When those responsible for yet another assassination – this one in Benghazi – were caught, a member of this second group panicked and informed on Issa’s crew.

“The sniper, Nourudine, was the first one to be arrested. After he was beaten and tortured, he confessed that the weapons were at my house. On August 19, they came and took the weapons … I wasn’t home … but at 2pm the next day, I turned myself in …. And then, torture and interrogation.”

Here is where Issa’s story takes a turn for the surreal:

“They made a documentary about us, saying we belong to a terrorist organisation with a lot of weapons. They sentenced us to death. There was never a trial, we never went to court. No lawyers.

“They never actually aired the documentary, I think because it would give others an idea to do the same. But they filmed us – they made us say the United States was involved in the assassination attempt, saying we were agents of William Casey, who was the director of the CIA, and they had a letter with the congressional stamp on it from Nancy Reagan to her husband, saying that Jamal al-Mokhtar bin Issa was an agent for William Casey.”

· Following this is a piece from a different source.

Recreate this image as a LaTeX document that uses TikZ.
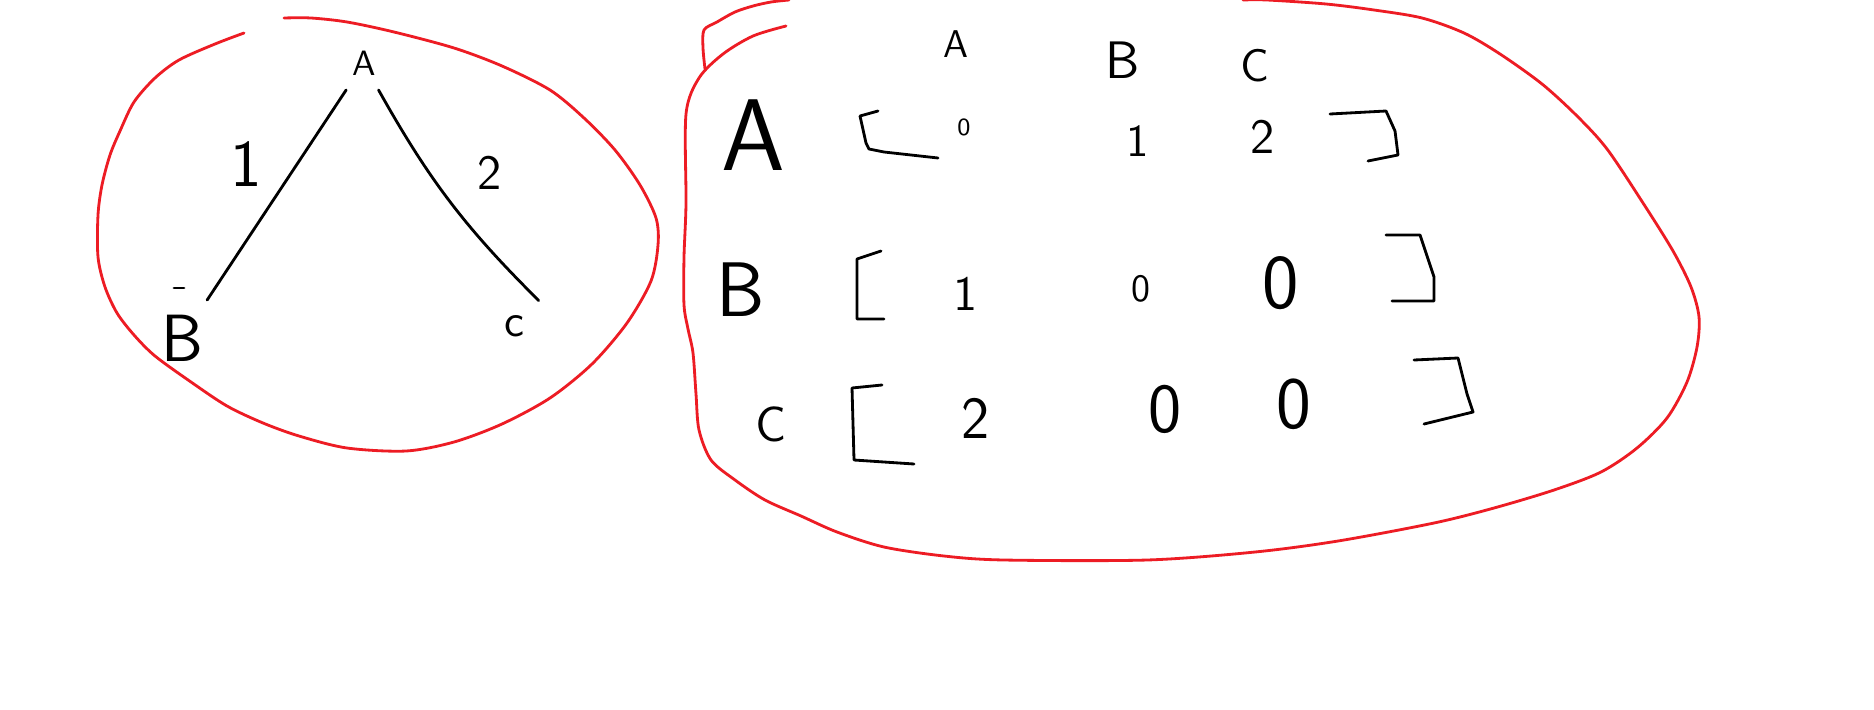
\documentclass[tikz,border=0pt]{standalone}
\usepackage{tikz}
\usetikzlibrary{positioning}
\usepackage{xcolor}
\definecolor{paintred}{RGB}{237,28,36}
\tikzset{%
	sketch/.style={
		draw=paintred,
		line width=0.8pt,
		line join=round,
		line cap=round
	},
	ink/.style={
		draw=black,
		line width=0.8pt,
		line join=round,
		line cap=round
	},
	letter/.style={
		inner sep=0pt,
		font=\sffamily\fontsize{#1}{#1}\selectfont
	},
	tree letter/.style={
		letter=#1,
		inner sep=4pt
	},
}

\begin{document}
\begin{tikzpicture}[x=0.01cm,y=-0.01cm]
			\fill[white] (0,0) rectangle (1874,709);
			\useasboundingbox (0,0) rectangle (1874,709);
			
			% Draw the ring round the tree
			\draw[sketch] plot[smooth] coordinates {(244,33) (215,44) (179,60) (155,78) (134,102) (120,131) (110,155) (102,185) (98,215) (98,257) (105,287) (117,313) (134,335) (155,356) (191,382) (227,406) (263,423) (299,436) (347,448) (406,451) (454,442) (502,424) (550,398) (592,364) (627,323) (651,281) (658,245) (656,218) (640,185) (615,150) (584,118) (550,90) (502,66) (454,48) (394,32) (347,22) (311,18) (284,18)};
			
			% Draw the tree
			\node[tree letter=10] (tA) at (364,63) {A};
			\node[tree letter=19] (tB) at (182,338) {B};
			\node[tree letter=13] (tC) at (514,326) {c};
			\draw[ink] (tA) -- (tB);
			\draw[ink] (tA) to[bend right=8] (tC.north east);
			\node[letter=19] (wAB) at (246,164) {1};
			\node[letter=14] (wAC) at (490,173) {2};
			\draw[ink] (174,288) -- (184,288);
			
			% Draw the blob round the matrix
			\draw[sketch] plot[smooth] coordinates {(705,69) (703,48) (704,30) (717,22) (735,12) (753,6) (771,2) (789,0)};
			\draw[sketch] plot[smooth] coordinates {(786,26) (753,36) (723,54) (699,78) (686,114) (686,203) (684,257) (684,305) (688,329) (693,353) (696,394) (699,430) (711,460) (735,480) (765,500) (801,516) (837,532) (884,547) (944,556) (1004,560) (1147,560) (1255,552) (1338,541) (1434,523) (1494,508) (1554,490) (1601,472) (1637,448) (1667,418) (1687,382) (1697,347) (1699,317) (1691,287) (1673,251) (1643,203) (1607,149) (1577,116) (1542,84) (1500,54) (1464,33) (1422,18) (1374,10) (1326,4) (1267,0) (1243,0)};
			
			% Column and row headers
			\node[letter=11] (colA) at (956,44) {A};
			\node[letter=15] (colB) at (1123,60) {B};
			\node[letter=13] (colC) at (1255,66) {C};
			\node[letter=29] (rowA) at (753,135) {A};
			\node[letter=22] (rowB) at (741,290) {B};
			\node[letter=14] (rowC) at (771,424) {C};
			
			% Matrix entries
			\node[letter=7] (mAA) at (964,127) {0};
			\node[letter=13] (mAB) at (1138,141) {1};
			\node[letter=14] (mAC) at (1263,137) {2};
			\node[letter=14] (mBA) at (966,294) {1};
			\node[letter=11] (mBB) at (1141,289) {0};
			\node[letter=22] (mBC) at (1281,283) {0};
			\node[letter=17] (mCA) at (976,418) {2};
			\node[letter=20] (mCB) at (1165,409) {0};
			\node[letter=21] (mCC) at (1294,404) {0};
			
			% Brackets
			\draw[ink] (878,111) -- (860,116) -- (866,143) -- (869,149) -- (884,152) -- (938,158);
			\draw[ink] (1330,114) -- (1386,111) -- (1395,131) -- (1398,155) -- (1368,161);
			\draw[ink] (881,251) -- (857,259) -- (857,319) -- (884,319);
			\draw[ink] (1386,235) -- (1420,235) -- (1434,277) -- (1434,301) -- (1392,301);
			\draw[ink] (882,385) -- (852,388) -- (854,460) -- (914,464);
			\draw[ink] (1414,360) -- (1458,358) -- (1467,394) -- (1473,412) -- (1424,424);
			
\end{tikzpicture}
\end{document}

Issa himself was clearly amused and baffled by this detail.

“The guys in Benghazi were hanged around 15 days after the assassination there, and my group were to be hanged within a month ….

“We were in prison, waiting to be hanged, but apparently it got cancelled, because I’m still alive. They let me out of jail in 1988. I don’t know why I wasn’t hanged or why I was freed, and I didn’t ask. Who would I ask?”

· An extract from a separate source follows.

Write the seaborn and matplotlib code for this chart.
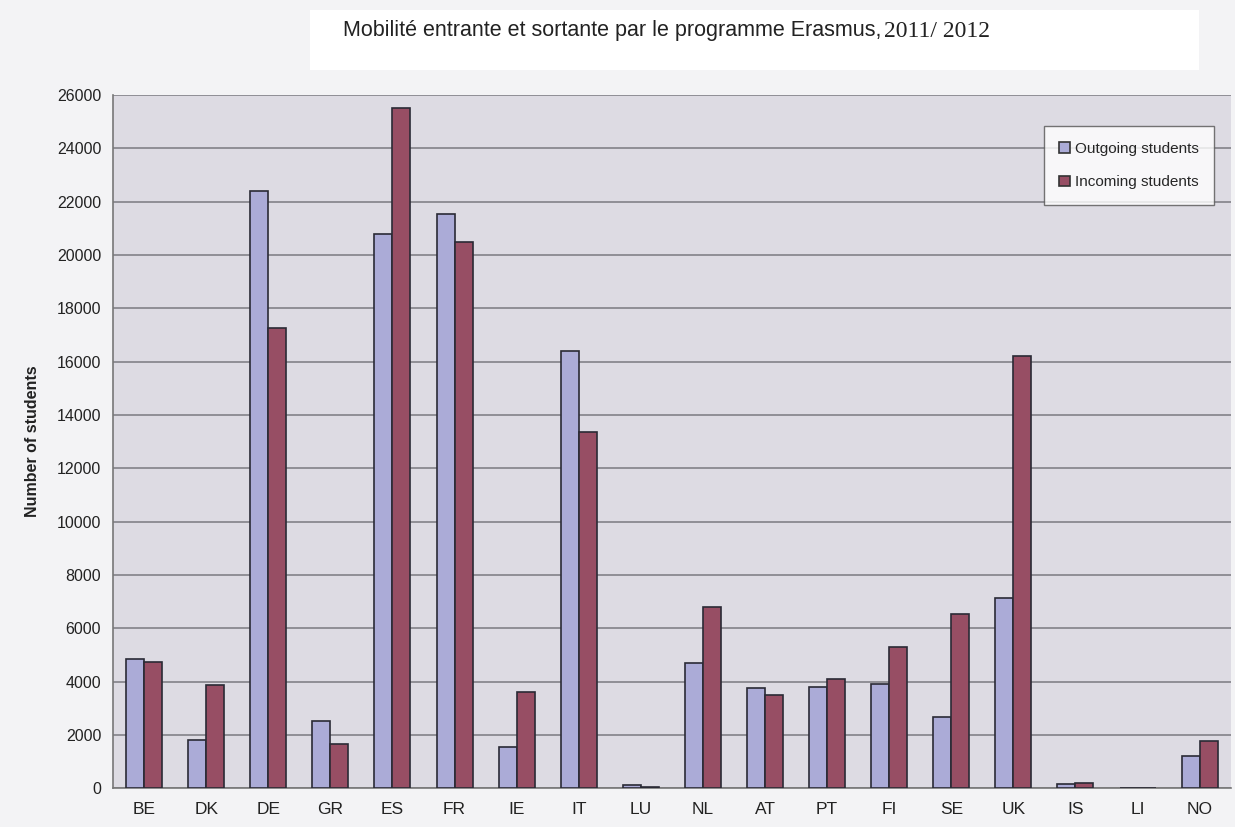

Issa was watched closely after that, and every time Gaddafi gave a public speech, he was either detained or had to deal with Gaddafi guards at his home.

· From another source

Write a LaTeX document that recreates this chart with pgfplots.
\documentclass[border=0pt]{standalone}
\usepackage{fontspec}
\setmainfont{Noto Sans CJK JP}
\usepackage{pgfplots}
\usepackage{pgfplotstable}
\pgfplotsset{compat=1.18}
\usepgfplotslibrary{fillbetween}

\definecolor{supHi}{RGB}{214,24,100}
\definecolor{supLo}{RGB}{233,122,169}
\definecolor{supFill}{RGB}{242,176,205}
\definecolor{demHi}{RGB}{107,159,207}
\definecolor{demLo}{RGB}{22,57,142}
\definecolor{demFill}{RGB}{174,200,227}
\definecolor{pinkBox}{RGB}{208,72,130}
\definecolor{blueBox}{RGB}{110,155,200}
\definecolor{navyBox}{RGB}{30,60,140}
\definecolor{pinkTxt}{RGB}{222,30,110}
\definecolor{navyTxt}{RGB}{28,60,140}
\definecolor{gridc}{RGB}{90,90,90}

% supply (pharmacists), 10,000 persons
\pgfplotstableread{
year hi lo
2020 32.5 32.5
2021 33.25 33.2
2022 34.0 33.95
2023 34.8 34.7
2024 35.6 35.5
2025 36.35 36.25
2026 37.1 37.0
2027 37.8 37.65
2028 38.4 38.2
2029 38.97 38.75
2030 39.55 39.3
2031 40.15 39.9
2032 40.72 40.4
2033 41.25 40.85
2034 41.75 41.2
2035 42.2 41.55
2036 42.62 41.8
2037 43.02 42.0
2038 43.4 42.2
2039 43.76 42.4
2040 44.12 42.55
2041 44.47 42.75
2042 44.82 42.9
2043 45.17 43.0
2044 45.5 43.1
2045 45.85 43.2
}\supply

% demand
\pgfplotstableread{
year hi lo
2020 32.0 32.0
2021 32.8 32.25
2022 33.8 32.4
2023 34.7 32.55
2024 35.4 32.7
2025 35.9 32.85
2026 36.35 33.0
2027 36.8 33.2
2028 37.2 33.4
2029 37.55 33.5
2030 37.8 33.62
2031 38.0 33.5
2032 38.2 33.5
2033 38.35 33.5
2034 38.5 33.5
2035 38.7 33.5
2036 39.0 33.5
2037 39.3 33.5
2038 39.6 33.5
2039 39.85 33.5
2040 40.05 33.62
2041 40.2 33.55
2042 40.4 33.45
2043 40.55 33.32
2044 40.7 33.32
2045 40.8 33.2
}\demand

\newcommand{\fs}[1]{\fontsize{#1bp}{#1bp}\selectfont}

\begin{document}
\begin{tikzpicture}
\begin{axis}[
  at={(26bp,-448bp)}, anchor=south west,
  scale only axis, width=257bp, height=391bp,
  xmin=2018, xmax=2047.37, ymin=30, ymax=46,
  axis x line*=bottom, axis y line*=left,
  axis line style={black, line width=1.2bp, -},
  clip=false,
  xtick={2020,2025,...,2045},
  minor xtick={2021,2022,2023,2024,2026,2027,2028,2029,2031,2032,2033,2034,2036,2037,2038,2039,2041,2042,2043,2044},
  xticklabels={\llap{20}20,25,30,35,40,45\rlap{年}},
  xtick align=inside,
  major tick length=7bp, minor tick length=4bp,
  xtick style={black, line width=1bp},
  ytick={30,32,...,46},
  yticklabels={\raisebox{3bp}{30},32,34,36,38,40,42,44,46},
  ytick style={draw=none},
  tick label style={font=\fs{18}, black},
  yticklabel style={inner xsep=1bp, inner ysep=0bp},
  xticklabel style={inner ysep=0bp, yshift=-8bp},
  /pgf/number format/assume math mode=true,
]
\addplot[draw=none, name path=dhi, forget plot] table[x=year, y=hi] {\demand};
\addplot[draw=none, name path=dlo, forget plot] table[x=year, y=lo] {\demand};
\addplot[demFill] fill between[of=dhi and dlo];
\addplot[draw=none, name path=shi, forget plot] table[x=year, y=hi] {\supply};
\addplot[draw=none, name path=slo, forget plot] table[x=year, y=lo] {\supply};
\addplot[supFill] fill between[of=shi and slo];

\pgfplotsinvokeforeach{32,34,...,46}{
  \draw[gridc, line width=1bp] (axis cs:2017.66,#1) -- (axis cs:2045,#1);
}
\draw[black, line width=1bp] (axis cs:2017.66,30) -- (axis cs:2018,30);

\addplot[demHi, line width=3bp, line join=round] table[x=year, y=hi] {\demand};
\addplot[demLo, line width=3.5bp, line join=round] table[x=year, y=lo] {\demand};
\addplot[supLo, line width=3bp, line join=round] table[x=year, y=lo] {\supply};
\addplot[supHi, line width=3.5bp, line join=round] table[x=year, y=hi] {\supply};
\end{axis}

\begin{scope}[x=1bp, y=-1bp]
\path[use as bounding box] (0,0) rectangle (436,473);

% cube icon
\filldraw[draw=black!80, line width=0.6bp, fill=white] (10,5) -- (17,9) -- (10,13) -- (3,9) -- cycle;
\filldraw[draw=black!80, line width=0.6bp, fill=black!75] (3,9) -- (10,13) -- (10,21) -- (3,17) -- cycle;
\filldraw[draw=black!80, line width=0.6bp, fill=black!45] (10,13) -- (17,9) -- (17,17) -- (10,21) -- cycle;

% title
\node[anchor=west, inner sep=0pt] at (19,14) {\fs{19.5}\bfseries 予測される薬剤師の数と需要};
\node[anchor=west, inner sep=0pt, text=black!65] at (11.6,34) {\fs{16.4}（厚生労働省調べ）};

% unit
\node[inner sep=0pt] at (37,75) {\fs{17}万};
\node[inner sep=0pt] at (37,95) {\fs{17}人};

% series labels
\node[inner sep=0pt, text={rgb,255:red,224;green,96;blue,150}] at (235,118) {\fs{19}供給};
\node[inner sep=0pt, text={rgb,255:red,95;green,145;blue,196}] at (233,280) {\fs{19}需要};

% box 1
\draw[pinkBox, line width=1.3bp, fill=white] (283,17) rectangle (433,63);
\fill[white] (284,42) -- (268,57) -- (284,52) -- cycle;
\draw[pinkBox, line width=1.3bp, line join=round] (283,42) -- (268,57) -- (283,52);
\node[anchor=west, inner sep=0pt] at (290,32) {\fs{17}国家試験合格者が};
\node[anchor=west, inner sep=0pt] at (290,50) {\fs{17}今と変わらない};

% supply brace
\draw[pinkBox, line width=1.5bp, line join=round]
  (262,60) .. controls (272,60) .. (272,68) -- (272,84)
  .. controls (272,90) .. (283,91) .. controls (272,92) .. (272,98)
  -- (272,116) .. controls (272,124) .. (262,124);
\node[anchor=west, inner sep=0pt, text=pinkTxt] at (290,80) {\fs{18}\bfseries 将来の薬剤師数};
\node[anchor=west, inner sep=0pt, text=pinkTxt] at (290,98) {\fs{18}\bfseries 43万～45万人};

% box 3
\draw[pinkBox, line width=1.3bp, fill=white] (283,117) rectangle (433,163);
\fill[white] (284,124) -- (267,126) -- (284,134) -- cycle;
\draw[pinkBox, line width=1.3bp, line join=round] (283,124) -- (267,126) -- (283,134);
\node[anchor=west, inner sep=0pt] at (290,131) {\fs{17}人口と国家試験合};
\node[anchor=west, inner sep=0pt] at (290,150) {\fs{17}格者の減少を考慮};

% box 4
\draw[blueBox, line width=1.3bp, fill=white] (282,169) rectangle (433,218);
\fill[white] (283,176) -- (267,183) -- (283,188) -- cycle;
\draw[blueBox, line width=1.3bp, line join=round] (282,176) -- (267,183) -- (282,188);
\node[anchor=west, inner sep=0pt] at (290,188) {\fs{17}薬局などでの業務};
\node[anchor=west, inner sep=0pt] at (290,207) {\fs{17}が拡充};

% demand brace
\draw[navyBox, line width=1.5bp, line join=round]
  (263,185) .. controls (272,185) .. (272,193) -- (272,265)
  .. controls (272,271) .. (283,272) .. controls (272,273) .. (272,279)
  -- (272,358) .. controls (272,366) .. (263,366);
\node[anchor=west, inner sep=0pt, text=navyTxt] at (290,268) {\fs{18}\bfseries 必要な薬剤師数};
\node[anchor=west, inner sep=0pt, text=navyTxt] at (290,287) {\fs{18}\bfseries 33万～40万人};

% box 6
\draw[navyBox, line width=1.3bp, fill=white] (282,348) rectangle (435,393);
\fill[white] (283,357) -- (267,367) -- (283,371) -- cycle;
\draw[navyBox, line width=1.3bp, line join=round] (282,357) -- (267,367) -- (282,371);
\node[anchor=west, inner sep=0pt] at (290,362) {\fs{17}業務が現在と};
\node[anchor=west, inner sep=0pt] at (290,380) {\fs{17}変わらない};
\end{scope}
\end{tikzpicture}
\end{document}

Issa was anxious to get his hands on records of his detention, especially the Nancy Reagan letter. With him, we went to the archives office, a ramshackle building where empty, burned and rusted filing cabinets lined the parking lot, promising little in the way of available records. Few offices in the building had a computer, and most of the office shelves were empty.

We were told that if records were found, we would be contacted. We never got that call.

News of Gaddafi’s death in October of 2011 was just what Issa was hoping for:

“When I heard that Gaddafi had been killed, it was like an enormous weight had been lifted off my chest. I could not calm myself down until I went to see his body in Misrata. And I said: ‘Who are you? [as Gaddafi was prone to say] You can’t answer me, because you’re dead.'”

Issa smiled, triumphant, as he had survived to tell his story.